Can this raw material be replaced by another one in the important applications, that's called substitution, etc. Estimators of economic importance and supply risk are then plotted on an X-Y plot and a threshold is defined to highlight which raw materials should be considered critical. This slide shows the results of the European Commission's criticality analysis published in 2017.

Then which raw materials are critical?

Again, the answer depends on who you are asking. Criticality is not an intrinsic property of a raw material but depends on the user. The list established by the European Commission in 2017 for the vulnerability of Europe as a whole highlights a certain number of raw materials as particularly critical for Europe. For example, light rare earth elements, especially neodymium and praseodymium that are used to make permanent magnets found in electric vehicles, wind turbines, etc. Heavy rare earth elements, especially dysprosium and terbium, also for magnet applications. Magnesium, for special light alloys, for example, in transportation to reduce weight and to enhance fuel consumption.

Antimony, which is a flame retardant in plastics, textiles, etc. Phosphorus, an essential element for all life.

Phosphate is a major component of fertilizers in agriculture. Tungsten, used for high-strength cemented carbide tools, but also for special alloys for aeronautics, etc. The European Commission updates its critical raw material list every three years or so. There have been proposals, for example, by Yale University in the US, to develop a common criticality assessment methodology, but this was not followed up for the time being.

Can't we solve this scarcity issue by recycling?

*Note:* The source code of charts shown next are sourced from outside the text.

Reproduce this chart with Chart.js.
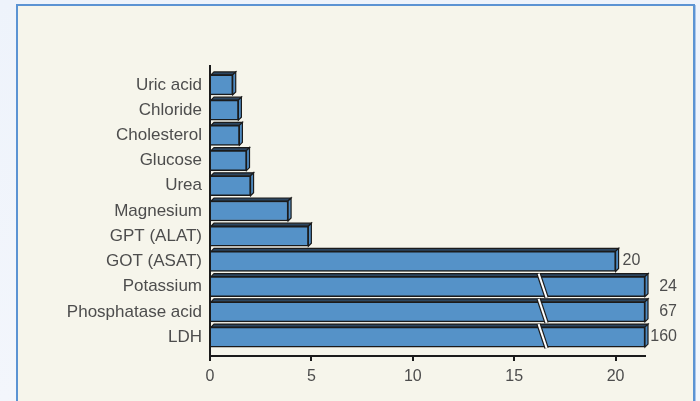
<!DOCTYPE html>
<html>
<head>
<meta charset="utf-8">
<script src="https://cdn.jsdelivr.net/npm/chart.js@4"></script>
<style>
  html, body { margin: 0; padding: 0; }
  body {
    width: 700px; height: 401px; overflow: hidden; position: relative;
    background: linear-gradient(180deg, #eef3fb 0%, #f3f6fc 100%);
  }
  .panel {
    position: absolute; left: 16px; top: 4px; width: 675px; height: 410px;
    background: #f6f5eb; border: 2px solid #5b93d3;
    box-shadow: 1px 1px 0 #a9c6ea;
  }
  canvas { position: absolute; left: 0; top: 0; }
</style>
</head>
<body>
<div class="panel"></div>
<canvas id="labChart" width="700" height="401"></canvas>
<script>
// Lab parameters, top to bottom
const categories = [
  "Uric acid", "Chloride", "Cholesterol", "Glucose", "Urea", "Magnesium",
  "GPT (ALAT)", "GOT (ASAT)", "Potassium", "Phosphatase acid", "LDH",
];
const values = [1.12, 1.4, 1.45, 1.8, 2.0, 3.85, 4.85, 20, 24, 67, 160];
const xTicks = [0, 5, 10, 15, 20];

const AXIS_MAX = 21.45;   // bars longer than this are cut and get a break mark
const BREAK_AT = 16.4;    // where the break mark sits on cut bars
const LABEL_FROM = 20;    // only these values get a number next to the bar

const COLORS = {
  bar: "#5592c8",
  side: "#4f8bc2",
  top: "#2c4660",
  edge: "#1b1b1b",
  text: "#4d4d4d",
};
const FONT = "'Liberation Sans', Arial, sans-serif";
const DEPTH = 3;

const plotted = values.map((v) => Math.min(v, AXIS_MAX));

// top and side faces drawn behind the front face
const bars3d = {
  id: "bars3d",
  beforeDatasetsDraw(chart) {
    const ctx = chart.ctx;
    const meta = chart.getDatasetMeta(0);
    ctx.save();
    ctx.lineWidth = 1.2;
    ctx.strokeStyle = COLORS.edge;
    meta.data.forEach((bar) => {
      const { x, y, base, height } = bar.getProps(["x", "y", "base", "height"], true);
      const top = y - height / 2;
      const bottom = y + height / 2;
      // top face
      ctx.beginPath();
      ctx.moveTo(base, top);
      ctx.lineTo(base + DEPTH, top - DEPTH);
      ctx.lineTo(x + DEPTH, top - DEPTH);
      ctx.lineTo(x, top);
      ctx.closePath();
      ctx.fillStyle = COLORS.top;
      ctx.fill();
      ctx.stroke();
      // side face
      ctx.beginPath();
      ctx.moveTo(x, top);
      ctx.lineTo(x + DEPTH, top - DEPTH);
      ctx.lineTo(x + DEPTH, bottom - DEPTH);
      ctx.lineTo(x, bottom);
      ctx.closePath();
      ctx.fillStyle = COLORS.side;
      ctx.fill();
      ctx.stroke();
    });
    ctx.restore();
  },
  afterDatasetsDraw(chart) {
    const ctx = chart.ctx;
    const meta = chart.getDatasetMeta(0);
    const xs = chart.scales.x;
    ctx.save();
    meta.data.forEach((bar, i) => {
      const { x, y, height } = bar.getProps(["x", "y", "height"], true);
      const top = y - height / 2;
      const bottom = y + height / 2;
      const cut = values[i] > AXIS_MAX;
      if (cut) {
        const xb = xs.getPixelForValue(BREAK_AT);
        ctx.lineCap = "butt";
        ctx.beginPath();
        ctx.moveTo(xb - 4, top - DEPTH);
        ctx.lineTo(xb + 4, bottom + 1);
        ctx.strokeStyle = COLORS.edge;
        ctx.lineWidth = 4.5;
        ctx.stroke();
        ctx.strokeStyle = "#ffffff";
        ctx.lineWidth = 2;
        ctx.stroke();
      }
      if (values[i] >= LABEL_FROM) {
        ctx.font = "16px " + FONT;
        ctx.fillStyle = COLORS.text;
        ctx.textBaseline = "middle";
        if (cut) {
          ctx.textAlign = "right";
          ctx.fillText(String(values[i]), chart.chartArea.right + 32, y);
        } else {
          ctx.textAlign = "left";
          ctx.fillText(String(values[i]), x + DEPTH + 4, y - 1);
        }
      }
    });
    ctx.restore();
  },
};

new Chart(document.getElementById("labChart"), {
  type: "bar",
  data: {
    datasets: [
      {
        data: plotted.map((v, i) => ({ x: v, y: i })),
        backgroundColor: COLORS.bar,
        borderColor: COLORS.edge,
        borderWidth: 1.5,
        barThickness: 20,
      },
    ],
  },
  options: {
    indexAxis: "y",
    responsive: false,
    animation: false,
    layout: { padding: { left: 0, right: 55, top: 66, bottom: 0 } },
    scales: {
      x: {
        type: "linear",
        min: 0,
        max: AXIS_MAX,
        afterFit: (s) => { s.height = 45; },
        afterBuildTicks: (s) => { s.ticks = xTicks.map((v) => ({ value: v })); },
        ticks: { color: COLORS.text, font: { family: FONT, size: 16 }, padding: 6 },
        grid: { drawOnChartArea: false, drawTicks: true, tickLength: 5, color: COLORS.edge, lineWidth: 2 },
        border: { color: COLORS.edge, width: 2 },
      },
      y: {
        type: "linear",
        reverse: true,
        offset: false,
        min: -0.75,
        max: 10.75,
        afterFit: (s) => { s.width = 210; },
        afterBuildTicks: (s) => { s.ticks = categories.map((c, i) => ({ value: i })); },
        ticks: {
          autoSkip: false,
          color: COLORS.text,
          font: { family: FONT, size: 17 },
          padding: 0,
          callback: (v) => categories[v],
        },
        grid: { display: false },
        border: { color: COLORS.edge, width: 2 },
      },
    },
    plugins: { legend: { display: false }, tooltip: { enabled: false } },
  },
  plugins: [bars3d],
});
</script>
</body>
</html>
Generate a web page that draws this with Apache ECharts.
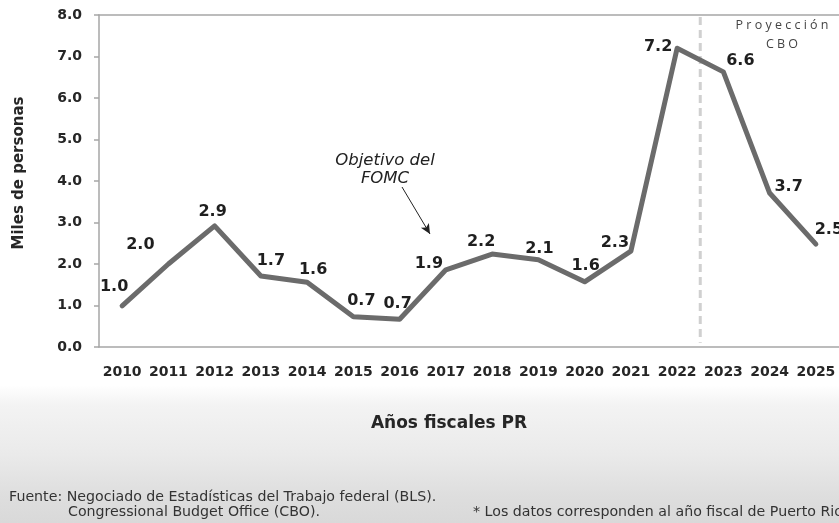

Well, recycling is definitely part of the solution, and it should be developed as much as technically and economically feasible, but when demand for a raw material is rapidly increasing, as in the case of critical raw materials, recycling can only satisfy part of the demand. This is because when you buy a product, you don't throw it away immediately for it to be recycled. You use it and discard it only after a certain time. But during that time, demand has increased.

So, when your product becomes a waste, the waste stream only covers part of the demand. So, when demand is high, primary resources, those that are extracted from the ground, cannot be avoided. This puts the emphasis on another pillar of the circular economy, sustainable supply. Mining activities must increase their environmental and social footprints at all stages of a mine's lifecycle. This slide shows a large gold mining site in the south of France before and following remediation. So, there, in terms of mining governance, a lot of work was done to remediate properly. This slide, on the other hand, shows child labor in cobalt mines in the Democratic Republic of Congo.

So, there, illustrating very poor governance. Consumers and companies should be more aware of where the raw materials that make up products are coming from. A lot of raw materials in the products we use every day are imported from countries where the social and environmental standards are very low. And so, in a sense, we are shifting, we are exporting the emissions related to the raw materials we're using. And that situation needs to improve.

Thank you very much, Dominique, for this introduction on criticality and the surrounding issues.